Oreimo begins with Kyosuke, a plain teenager who just wants to be left alone and live a normal life. That is how his life is going until the day that he bumps into his little sister, Kirino, who he doesn't usually get along with. She drops an anime DVD, and inside is an eroge game. Kyosuke finds the DVD after Kirino leaves and is shocked. Kirino doesn't seem like the stereotypical otaku: she is a good student, a track athlete, and even a part time model. She shows him her massive collection of eroge and anime, and even makes him play one of the games so he can experience the same joy and passion for them that she does. He asks her why she only collects eroge that involve little sisters, to which she replies that little sisters are very cute, and muses that everyone wants to protect them. He asks her if that is the only reason hinting that her interest may extend to their relationship, and she calls him a pervert and says that is a sick idea. Kyosuke never paid much attention to Kirino since she seemed to have her own life, but now he must help keep her secret from their parents and her close friends as well as give her life counseling.
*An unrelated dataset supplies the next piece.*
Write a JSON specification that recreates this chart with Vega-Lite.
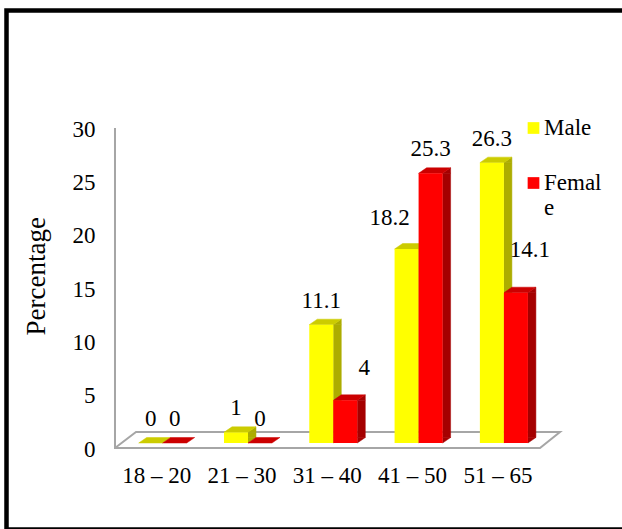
{
  "$schema": "https://vega.github.io/schema/vega-lite/v6.json",
  "width": 615.5,
  "height": 519,
  "autosize": "none",
  "padding": {"left": 6.5, "top": 10.5, "right": 0, "bottom": -0.5},
  "background": "white",
  "config": {
    "view": {"stroke": "black", "strokeWidth": 4.5, "strokeDash": [615.5, 519, 3000]},
    "font": "Liberation Serif, Times New Roman, serif",
    "axis": {"grid": false, "labelFont": "Liberation Serif, Times New Roman, serif", "titleFont": "Liberation Serif, Times New Roman, serif"},
    "legend": {"labelFont": "Liberation Serif, Times New Roman, serif"},
    "text": {"font": "Liberation Serif, Times New Roman, serif"}
  },
  "data": {
    "values": [
      {"age": "18 – 20", "gender": "Male", "pct": 0},
      {"age": "18 – 20", "gender": "Female", "pct": 0},
      {"age": "21 – 30", "gender": "Male", "pct": 1},
      {"age": "21 – 30", "gender": "Female", "pct": 0},
      {"age": "31 – 40", "gender": "Male", "pct": 11.1},
      {"age": "31 – 40", "gender": "Female", "pct": 4},
      {"age": "41 – 50", "gender": "Male", "pct": 18.2},
      {"age": "41 – 50", "gender": "Female", "pct": 25.3},
      {"age": "51 – 65", "gender": "Male", "pct": 26.3},
      {"age": "51 – 65", "gender": "Female", "pct": 14.1}
    ]
  },
  "layer": [
    {
      "transform": [{"aggregate": [{"op": "count", "as": "n"}]}],
      "mark": {"type": "point", "shape": "M-2.183,-3.15L-2.183,0.05L2.067,0.05L2.267,-0.11L-1.973,-0.11L-2.183,0.05", "size": 40000, "filled": false, "color": "#a6a6a6", "strokeWidth": 2, "opacity": 1},
      "encoding": {"x": {"datum": "31 – 40"}, "y": {"datum": 0}}
    },
    {
      "transform": [{"filter": "datum.gender == 'Male' && datum.pct > 0.5"}],
      "mark": {"type": "bar", "width": 8, "xOffset": 4, "y2Offset": -5.5, "color": "#adad00", "stroke": "#adad00", "strokeWidth": 0.5},
      "encoding": {"x": {"field": "age", "type": "nominal"}, "y": {"field": "pct", "type": "quantitative"}, "y2": {"datum": 0}}
    },
    {
      "transform": [{"filter": "datum.gender == 'Female' && datum.pct > 0.5"}],
      "mark": {"type": "bar", "width": 8, "xOffset": 28, "y2Offset": -5.5, "color": "#a50000", "stroke": "#a50000", "strokeWidth": 0.5},
      "encoding": {"x": {"field": "age", "type": "nominal"}, "y": {"field": "pct", "type": "quantitative"}, "y2": {"datum": 0}}
    },
    {
      "transform": [{"filter": "datum.gender == 'Male' && datum.pct > 0.5"}],
      "mark": {"type": "point", "shape": "M0.75,0L1.25,-0.344L1.25,0Z", "size": 1024, "filled": true, "opacity": 1, "xOffset": -12, "color": "#adad00", "stroke": "#adad00", "strokeWidth": 0.5},
      "encoding": {"x": {"field": "age", "type": "nominal"}, "y": {"field": "pct", "type": "quantitative"}}
    },
    {
      "transform": [{"filter": "datum.gender == 'Female' && datum.pct > 0.5"}],
      "mark": {"type": "point", "shape": "M0.75,0L1.25,-0.344L1.25,0Z", "size": 1024, "filled": true, "opacity": 1, "xOffset": 12, "color": "#a50000", "stroke": "#a50000", "strokeWidth": 0.5},
      "encoding": {"x": {"field": "age", "type": "nominal"}, "y": {"field": "pct", "type": "quantitative"}}
    },
    {
      "transform": [{"filter": "datum.gender == 'Male' && datum.pct > 0.5"}],
      "mark": {"type": "point", "shape": "M0.75,-0.344L0.75,0L1.25,-0.344Z", "size": 1024, "filled": true, "opacity": 1, "xOffset": -12, "color": "#adad00", "stroke": "#adad00", "strokeWidth": 0.5},
      "encoding": {"x": {"field": "age", "type": "nominal"}, "y": {"datum": 0}}
    },
    {
      "transform": [{"filter": "datum.gender == 'Female' && datum.pct > 0.5"}],
      "mark": {"type": "point", "shape": "M0.75,-0.344L0.75,0L1.25,-0.344Z", "size": 1024, "filled": true, "opacity": 1, "xOffset": 12, "color": "#a50000", "stroke": "#a50000", "strokeWidth": 0.5},
      "encoding": {"x": {"field": "age", "type": "nominal"}, "y": {"datum": 0}}
    },
    {
      "transform": [{"filter": "datum.gender == 'Male'"}],
      "mark": {"type": "point", "shape": "M-0.75,0L0.75,0L1.25,-0.344L-0.25,-0.344Z", "size": 1024, "filled": true, "opacity": 1, "xOffset": -12, "color": "#cccc00", "stroke": "#cccc00", "strokeWidth": 0.5},
      "encoding": {"x": {"field": "age", "type": "nominal"}, "y": {"field": "pct", "type": "quantitative"}}
    },
    {
      "transform": [{"filter": "datum.gender == 'Female'"}],
      "mark": {"type": "point", "shape": "M-0.75,0L0.75,0L1.25,-0.344L-0.25,-0.344Z", "size": 1024, "filled": true, "opacity": 1, "xOffset": 12, "color": "#cc0000", "stroke": "#cc0000", "strokeWidth": 0.5},
      "encoding": {"x": {"field": "age", "type": "nominal"}, "y": {"field": "pct", "type": "quantitative"}}
    },
    {
      "mark": {"type": "bar"},
      "encoding": {
        "x": {
          "field": "age", "type": "nominal",
          "scale": {"domain": ["18 – 20", "21 – 30", "31 – 40", "41 – 50", "51 – 65"], "range": [108.5, 533.5], "paddingInner": 0.437, "paddingOuter": 0.2097, "align": 0.662},
          "axis": {"orient": "bottom", "offset": -81.5, "domain": false, "ticks": false, "bandPosition": 0.5, "labelPadding": 16, "labelAlign": "center", "labelBaseline": "top", "labelFontSize": 23, "labelColor": "black", "labelOffset": -6, "labelAngle": 0, "title": null}
        },
        "xOffset": {"field": "gender", "type": "nominal", "scale": {"domain": ["Male", "Female"], "paddingInner": 0, "paddingOuter": 0}},
        "y": {
          "field": "pct", "type": "quantitative",
          "scale": {"domain": [-8.114, 40.572], "nice": false, "zero": false},
          "axis": {"orient": "left", "offset": -108.5, "values": [0, 5, 10, 15, 20, 25, 30], "domain": false, "ticks": false, "grid": false, "labelPadding": 20, "labelFontSize": 23, "labelColor": "black", "labelOffset": 6, "title": "Percentage", "titleFontSize": 27, "titleFontWeight": "normal", "titleColor": "black", "titleX": -71, "titleY": 265.3, "titleBaseline": "alphabetic", "titleAngle": -90, "titleAlign": "center"}
        },
        "y2": {"datum": 0},
        "color": {
          "field": "gender", "type": "nominal",
          "scale": {"domain": ["Male", "Female"], "range": ["#ffff00", "#ff0000"]},
          "legend": {"orient": "none", "legendX": 515.5, "legendY": 106, "title": null, "symbolType": "square", "symbolSize": 137, "symbolStrokeWidth": 0, "symbolOpacity": 1, "labelFontSize": 23, "labelColor": "black", "rowPadding": 31, "labelOffset": -1, "padding": 0, "labelLimit": 0, "labelExpr": "datum.label == 'Female' ? ['Femal', 'e'] : datum.label"}
        }
      }
    },
    {
      "transform": [{"filter": "!((datum.age == '41 – 50' && datum.gender == 'Male') || (datum.age == '51 – 65' && datum.gender == 'Female') || (datum.age == '31 – 40' && datum.gender == 'Female'))"}],
      "mark": {"type": "text", "fontSize": 23, "font": "Liberation Serif, Times New Roman, serif", "color": "black", "baseline": "middle", "align": "center", "dy": -24},
      "encoding": {"x": {"field": "age", "type": "nominal"}, "xOffset": {"field": "gender", "type": "nominal"}, "y": {"field": "pct", "type": "quantitative"}, "text": {"field": "pct", "type": "quantitative"}}
    },
    {
      "transform": [{"filter": "datum.age == '41 – 50' && datum.gender == 'Male'"}],
      "mark": {"type": "text", "fontSize": 23, "font": "Liberation Serif, Times New Roman, serif", "color": "black", "baseline": "middle", "align": "center", "dx": -17, "dy": -31},
      "encoding": {"x": {"field": "age", "type": "nominal"}, "xOffset": {"field": "gender", "type": "nominal"}, "y": {"field": "pct", "type": "quantitative"}, "text": {"field": "pct", "type": "quantitative"}}
    },
    {
      "transform": [{"filter": "datum.age == '51 – 65' && datum.gender == 'Female'"}],
      "mark": {"type": "text", "fontSize": 23, "font": "Liberation Serif, Times New Roman, serif", "color": "black", "baseline": "middle", "align": "center", "dx": 14, "dy": -43},
      "encoding": {"x": {"field": "age", "type": "nominal"}, "xOffset": {"field": "gender", "type": "nominal"}, "y": {"field": "pct", "type": "quantitative"}, "text": {"field": "pct", "type": "quantitative"}}
    },
    {
      "transform": [{"filter": "datum.age == '31 – 40' && datum.gender == 'Female'"}],
      "mark": {"type": "text", "fontSize": 23, "font": "Liberation Serif, Times New Roman, serif", "color": "black", "baseline": "middle", "align": "center", "dx": 19, "dy": -32},
      "encoding": {"x": {"field": "age", "type": "nominal"}, "xOffset": {"field": "gender", "type": "nominal"}, "y": {"field": "pct", "type": "quantitative"}, "text": {"field": "pct", "type": "quantitative"}}
    }
  ]
}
Kyosuke only wants to let Kirino know that he accepts her hobby and she should be open to making friends with the same interests, and then return to his normal life once she's fully embraced her inner otaku. How does he help her make friends who share the same interests as her? Enter Minami, or Ms. Plain as Kirino calls her. Minami is Kyosuke's childhood friend, and she's in love with him but he either doesn't see it or doesn't want to notice it. Minami tells Kyosuke about online communities where Kirino can meet friends with the same interests. After signing up, Kirino gets an invitation from Saori for an IRL (in real life) meet up. Saori is an open otaku, but is more stereotypical than Kirino (think of the main character from Densha Otoko, Train Man, and his friends). In keeping with the show's theme of there being more to a person than is publically seen, she has another side to her that I won't spoil.
At the meet up, Kirino feels out of place but afterwards she is approached by Saori and is invited to another smaller get-together where she meets Kuroneko. Kuroneko is a loner gothic lolita anime fanatic and is interested in the dark arts, or so she claims to be. Saori noticed that both girls were quiet and kind of shy in the meet up, so she wants them to hang out and get to know each other. They begin to argue about whose favorite anime show is better, but soon begin to get along. At this point you would think Kyosuke's task is over, but you would be wrong: Kirino has only just begun to need her brother's help and the siblings' bond grows. Kyosuke also gets to know Saori and Kuroneko and becomes friends with them in the process of asking for their advice. The story progresses from Kyosuke meeting his sister's model friends to protecting her from their father by saying that one of Kirino's eroge games is actually his own. His plain life is slipping away, but he is growing closer to his sister and making more friends.
One of my favorite aspects of Oreimo is that it raises the issue of how people in Japan sees anime and eroge as hobbies associated with criminals that can ruin a teenager's life. This topic is usually only brought up by the anime and eroge industry in panel discussions during conventions. In episode five, Kirino's modeling friend Ayase finds out that she is an otaku and tells her she can't associate with her anymore. Ayase brings up cases in which crimes have been committed and are blamed on eroge. Kirino and company bring up that the majority of crimes are not linked to anime or eroge, and even if they are it's the minds of the individuals that are to blame, not fiction. I have heard this bigoted reasoning first hand from friends in Japan, and I always ask that if this was true, then why is it that horror movies are not blamed for making more serial killers all around the world? They usually respond that horror movies are totally different. Despite the fact that there is no link to support that anime and eroge are connected to crimes, Ayase's reasoning is still valid in Japan. The only real danger anime and eroge present to me is its link between my bank account being low on funds, and many fans but we wouldn't like it any other way.
Basically, Oreimo is a comedy about otaku life with a good plot that doesn't get boring, which is more than I expected it to be. I thought there would be tons of fan service, but I found myself enjoying the parodies and actually laughing at otaku culture, which meant laughing at myself. I liked all the otaku references such as the episodes near the end being named "Good End," and "True Route," which are obvious references to light novels and RPGs. Now that season two of Oreimo has been announced, I will need to purchase more Oreimo stuff to prepare. This Oreimo set comes in three DVD's with all sixteen episodes (twelve TV episodes and four webisodes) of the anime with only Japanese audio and English subtitles. What I found very interesting was that every episode had a different ending song and sequence. The opening song is "irony" which is sung by ClariS which, I must say, is super catchy. In the extras you have the opening and sixteen endings with no text to get in the way. I recommend that you read all the names of the ending songs; there are a few with long, funny names. With that, I say this is a great anime and you should just go see it. (And Kuroneko is awesome.)
What I Loved:
- - Kuroneko. Enough said
- - ClariS singing a catchy opening song.
- - Sixteen different ending songs with different animation sequences.
- - Comedy guaranteed to make you laugh, even at yourself.
- - "Good End," "True Route" episodes feels like an eroge game without the H-scenes.
- - Can’t wait for Season 2!
What I Hated:
- - No English audio.
- - Too short.
- - Never saw Saori’s face without the glasses.